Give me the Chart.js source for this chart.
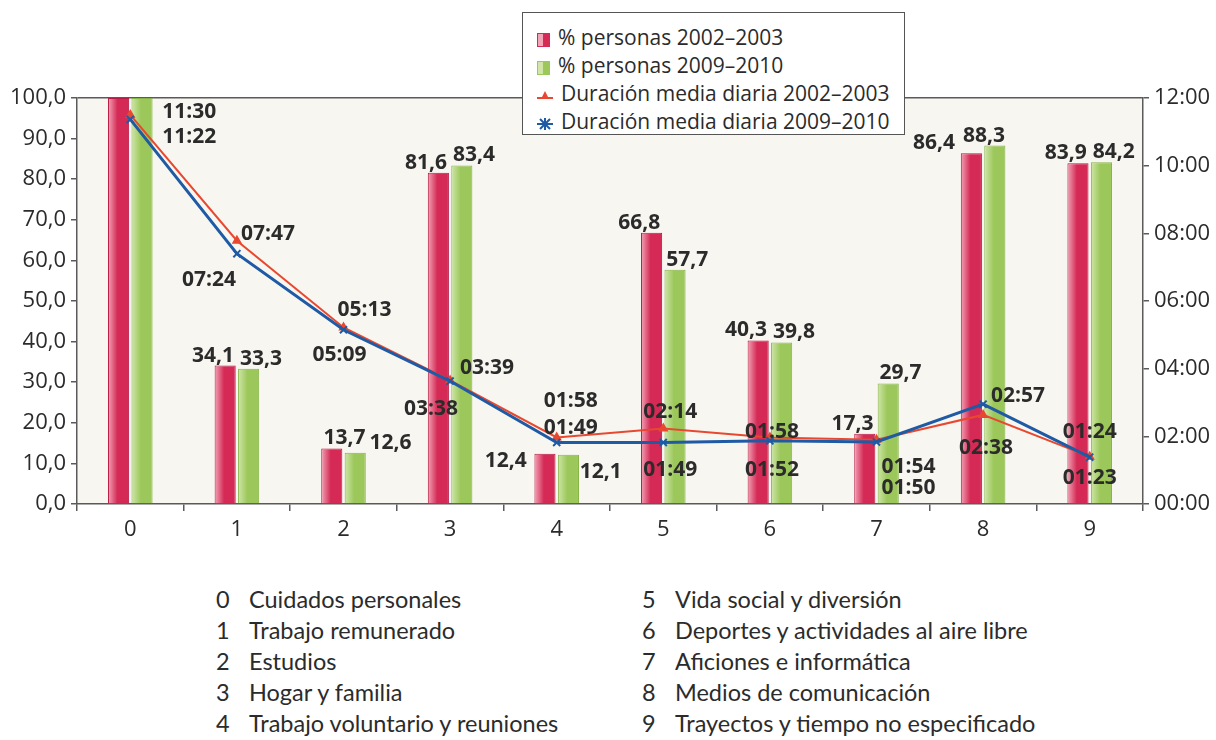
<!DOCTYPE html>
<html>
<head>
<meta charset="utf-8">
<script src="https://cdn.jsdelivr.net/npm/chart.js@4.4.1/dist/chart.umd.min.js"></script>
<style>
  body { margin: 0; background: #fff; width: 1216px; height: 740px; position: relative; overflow: hidden;
         font-family: "Open Sans", sans-serif; color: #2b2b2b; }
  #wrap { position: absolute; left: 0; top: 0; width: 1216px; height: 560px; }
  #legend { position: absolute; left: 522px; top: 12px; width: 383px; height: 123px; box-sizing: border-box;
            border: 1px solid #555; background: #fff; padding: 10px 0 0 14px; font-size: 21px; }
  #legend div { height: 28px; line-height: 28px; white-space: nowrap; }
  #legend svg { vertical-align: -2px; margin-right: 8px; }
  .list { position: absolute; font-family: Lato, sans-serif; font-size: 23.5px; color: #2b2b2b; }
  .list div { height: 31px; line-height: 31px; white-space: nowrap; }
  .list span { display: inline-block; width: 33px; }
</style>
</head>
<body>
<div id="wrap"><canvas id="grafico"></canvas></div>

<div id="legend"></div>
<div class="list" id="col1" style="left:216px;top:584px"></div>
<div class="list" id="col2" style="left:642px;top:584px"></div>

<script>
// categorias (eje X) y su descripcion
const categorias = ["0", "1", "2", "3", "4", "5", "6", "7", "8", "9"];
const actividades = [
  "Cuidados personales", "Trabajo remunerado", "Estudios", "Hogar y familia",
  "Trabajo voluntario y reuniones", "Vida social y diversión",
  "Deportes y actividades al aire libre", "Aficiones e informática",
  "Medios de comunicación", "Trayectos y tiempo no especificado"
];

// % de personas que realizan la actividad
const pct0203 = [100.0, 34.1, 13.7, 81.6, 12.4, 66.8, 40.3, 17.3, 86.4, 83.9];
const pct0910 = [100.0, 33.3, 12.6, 83.4, 12.1, 57.7, 39.8, 29.7, 88.3, 84.2];

// duracion media diaria (hh:mm)
const dur0203 = ["11:30", "07:47", "05:13", "03:39", "01:58", "02:14", "01:58", "01:54", "02:38", "01:24"];
const dur0910 = ["11:22", "07:24", "05:09", "03:38", "01:49", "01:49", "01:52", "01:50", "02:57", "01:23"];

// ticks del eje derecho (horas)
const horasTicks = [0, 2, 4, 6, 8, 10, 12];

const nombres = ["% personas 2002–2003", "% personas 2009–2010",
                 "Duración media diaria 2002–2003", "Duración media diaria 2009–2010"];

// desplazamientos de las etiquetas (solo colocacion del texto)
const barLabelShift = {
  red:   { 2: [25, 0], 4: [-27, 17], 8: [-25, 0] },
  green: { 2: [23, 0], 4: [20, 27], 8: [-23, 0] }
};
const timeLabelShift = {
  red:  [[59, -3], [31, -7], [21, -17], [37, -12], [14, -36], [7, -16], [2, -5], [32, 27], [3, 33], [0, -25]],
  blue: [[59, 18], [-28, 26], [-4, 25], [-19, 28], [14, -15], [7, 27], [2, 29], [32, 46], [35, -8], [0, 21]]
};

const toHoras = (s) => { const p = s.split(":"); return parseInt(p[0]) + parseInt(p[1]) / 60; };
const fmtPct = (v) => v.toFixed(1).replace(".", ",");
const fmtHora = (h) => String(Math.round(h)).padStart(2, "0") + ":00";

const RED = "#d42a55", RED_LIGHT = "#f2a3b6";
const GREEN = "#9cc75b", GREEN_LIGHT = "#cfe6a8";
const LINE_RED = "#e8482f", LINE_BLUE = "#1f5aa5";
const TXT = "#2b2b2b", AXIS = "#5a5a5a";

//Leyenda y lista en HTML
const svgBar = (c1, c2) => `<svg width="13" height="14"><rect x="0.5" y="0.5" width="12" height="13" fill="${c2}" stroke="${c1}"/><rect x="6" y="1" width="6" height="12" fill="${c1}"/></svg>`;
const svgRed = `<svg width="16" height="14"><line x1="0" y1="9" x2="16" y2="9" stroke="${LINE_RED}" stroke-width="2"/><polygon points="8,2 12,10 8,8 4,10" fill="${LINE_RED}"/></svg>`;
const svgBlue = `<svg width="16" height="14"><line x1="0" y1="7" x2="16" y2="7" stroke="${LINE_BLUE}" stroke-width="2"/><path d="M3,2 L13,12 M13,2 L3,12 M8,1 L8,13" stroke="${LINE_BLUE}" stroke-width="2"/></svg>`;
const iconos = [svgBar(RED, RED_LIGHT), svgBar(GREEN, GREEN_LIGHT), svgRed, svgBlue];
document.getElementById("legend").innerHTML =
  nombres.map((n, i) => `<div>${iconos[i]}${n}</div>`).join("");
document.getElementById("col1").innerHTML =
  actividades.slice(0, 5).map((a, i) => `<div><span>${categorias[i]}</span>${a}</div>`).join("");
document.getElementById("col2").innerHTML =
  actividades.slice(5).map((a, i) => `<div><span>${categorias[i + 5]}</span>${a}</div>`).join("");

//Relleno con degradado para las barras
function barFill(light, dark) {
  return (c) => {
    const chart = c.chart;
    const el = chart.getDatasetMeta(c.datasetIndex).data[c.dataIndex];
    if (!el || !el.width) return dark;
    const g = chart.ctx.createLinearGradient(el.x - el.width / 2, 0, el.x + el.width / 2, 0);
    g.addColorStop(0, light);
    g.addColorStop(0.45, dark);
    g.addColorStop(1, dark);
    return g;
  };
}

//Fondo del area del grafico
const fondo = {
  id: "fondo",
  beforeDraw(chart) {
    const a = chart.chartArea, ctx = chart.ctx;
    ctx.save();
    ctx.fillStyle = "#f8f6f1";
    ctx.fillRect(a.left, a.top, a.right - a.left, a.bottom - a.top);
    ctx.restore();
  }
};

//Etiquetas de valores
const etiquetas = {
  id: "etiquetas",
  afterDatasetsDraw(chart) {
    const ctx = chart.ctx;
    const top = chart.chartArea.top;
    const mR = chart.getDatasetMeta(0), mG = chart.getDatasetMeta(1);
    const lR = chart.getDatasetMeta(2), lB = chart.getDatasetMeta(3);
    ctx.save();
    ctx.font = 'bold 21px "Open Sans"';
    ctx.fillStyle = TXT;
    ctx.textBaseline = "alphabetic";
    categorias.forEach((c, i) => {
      const r = mR.data[i], g = mG.data[i];
      const mid = (r.x + g.x) / 2;
      const sr = barLabelShift.red[i] || [0, 0];
      const sg = barLabelShift.green[i] || [0, 0];
      if (r.y > top + 20) {
        ctx.textAlign = "right";
        ctx.fillText(fmtPct(pct0203[i]), mid - 3 + sr[0], r.y - 4 + sr[1]);
      }
      if (g.y > top + 20) {
        ctx.textAlign = "left";
        ctx.fillText(fmtPct(pct0910[i]), mid + 3 + sg[0], g.y - 4 + sg[1]);
      }
    });
    ctx.textAlign = "center";
    ctx.textBaseline = "middle";
    categorias.forEach((c, i) => {
      const pr = lR.data[i], pb = lB.data[i];
      const tr = timeLabelShift.red[i], tb = timeLabelShift.blue[i];
      ctx.fillText(dur0203[i], pr.x + tr[0], pr.y + tr[1]);
      ctx.fillText(dur0910[i], pb.x + tb[0], pb.y + tb[1]);
    });
    ctx.restore();
  }
};

const tickFont = { family: "Open Sans", size: 22 };

const chart = new Chart("grafico", {
  data: {
    labels: categorias,
    datasets: [
      { type: "bar", label: nombres[0], data: pct0203, yAxisID: "y", order: 2,
        backgroundColor: barFill(RED_LIGHT, RED), borderColor: "#b81b45", borderWidth: 1,
        categoryPercentage: 0.44, barPercentage: 0.9 },
      { type: "bar", label: nombres[1], data: pct0910, yAxisID: "y", order: 3,
        backgroundColor: barFill(GREEN_LIGHT, GREEN), borderColor: "#86b444", borderWidth: 1,
        categoryPercentage: 0.44, barPercentage: 0.9 },
      { type: "line", label: nombres[2], data: dur0203.map(toHoras), yAxisID: "y1", order: 1,
        borderColor: LINE_RED, borderWidth: 2, pointStyle: "triangle", pointRadius: 4,
        pointBackgroundColor: LINE_RED, pointBorderColor: LINE_RED, tension: 0 },
      { type: "line", label: nombres[3], data: dur0910.map(toHoras), yAxisID: "y1", order: 0,
        borderColor: LINE_BLUE, borderWidth: 3, pointStyle: "crossRot", pointRadius: 5,
        pointBorderWidth: 2, pointBorderColor: LINE_BLUE, tension: 0 }
    ]
  },
  options: {
    responsive: true,
    maintainAspectRatio: false,
    animation: false,
    layout: { padding: { top: 98, left: 0, right: 0, bottom: 0 } },
    plugins: { legend: { display: false }, tooltip: { enabled: false } },
    scales: {
      x: {
        grid: { drawOnChartArea: false, offset: true, tickLength: 7, color: AXIS, lineWidth: 1.5 },
        border: { color: AXIS, width: 1.5 },
        ticks: { font: tickFont, color: TXT, padding: 6 },
        afterFit: (s) => { s.height = 56; }
      },
      y: {
        position: "left", min: 0, max: 100,
        grid: { drawOnChartArea: true, tickLength: 6, tickColor: AXIS,
                color: (c) => (c.tick && c.tick.value === 100 ? AXIS : "rgba(0,0,0,0)"), lineWidth: 1.5 },
        border: { color: AXIS, width: 1.5 },
        ticks: { stepSize: 10, font: tickFont, color: TXT, padding: 5, callback: (v) => fmtPct(v) },
        afterFit: (s) => { s.width = 77; }
      },
      y1: {
        position: "right", min: 0, max: 12,
        grid: { drawOnChartArea: false, tickLength: 6, color: AXIS, lineWidth: 1.5 },
        border: { color: AXIS, width: 1.5 },
        afterBuildTicks: (s) => { s.ticks = horasTicks.map((v) => ({ value: v })); },
        ticks: { font: tickFont, color: TXT, padding: 5, callback: (v) => fmtHora(v) },
        afterFit: (s) => { s.width = 73; }
      }
    }
  },
  plugins: [fondo, etiquetas]
});

chart.update();
</script>
</body>
</html>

## AIM OF THE EXERCISE
Without any pictures, reproduce the lines from the first one in the material through the line that has "29.7, 88.3, 84.2];", exactly as they appear.

## WRITTEN SOLUTION
Give me the Chart.js source for this chart.
<!DOCTYPE html>
<html>
<head>
<meta charset="utf-8">
<script src="https://cdn.jsdelivr.net/npm/chart.js@4.4.1/dist/chart.umd.min.js"></script>
<style>
  body { margin: 0; background: #fff; width: 1216px; height: 740px; position: relative; overflow: hidden;
         font-family: "Open Sans", sans-serif; color: #2b2b2b; }
  #wrap { position: absolute; left: 0; top: 0; width: 1216px; height: 560px; }
  #legend { position: absolute; left: 522px; top: 12px; width: 383px; height: 123px; box-sizing: border-box;
            border: 1px solid #555; background: #fff; padding: 10px 0 0 14px; font-size: 21px; }
  #legend div { height: 28px; line-height: 28px; white-space: nowrap; }
  #legend svg { vertical-align: -2px; margin-right: 8px; }
  .list { position: absolute; font-family: Lato, sans-serif; font-size: 23.5px; color: #2b2b2b; }
  .list div { height: 31px; line-height: 31px; white-space: nowrap; }
  .list span { display: inline-block; width: 33px; }
</style>
</head>
<body>
<div id="wrap"><canvas id="grafico"></canvas></div>

<div id="legend"></div>
<div class="list" id="col1" style="left:216px;top:584px"></div>
<div class="list" id="col2" style="left:642px;top:584px"></div>

<script>
// categorias (eje X) y su descripcion
const categorias = ["0", "1", "2", "3", "4", "5", "6", "7", "8", "9"];
const actividades = [
  "Cuidados personales", "Trabajo remunerado", "Estudios", "Hogar y familia",
  "Trabajo voluntario y reuniones", "Vida social y diversión",
  "Deportes y actividades al aire libre", "Aficiones e informática",
  "Medios de comunicación", "Trayectos y tiempo no especificado"
];

// % de personas que realizan la actividad
const pct0203 = [100.0, 34.1, 13.7, 81.6, 12.4, 66.8, 40.3, 17.3, 86.4, 83.9];
const pct0910 = [100.0, 33.3, 12.6, 83.4, 12.1, 57.7, 39.8, 29.7, 88.3, 84.2];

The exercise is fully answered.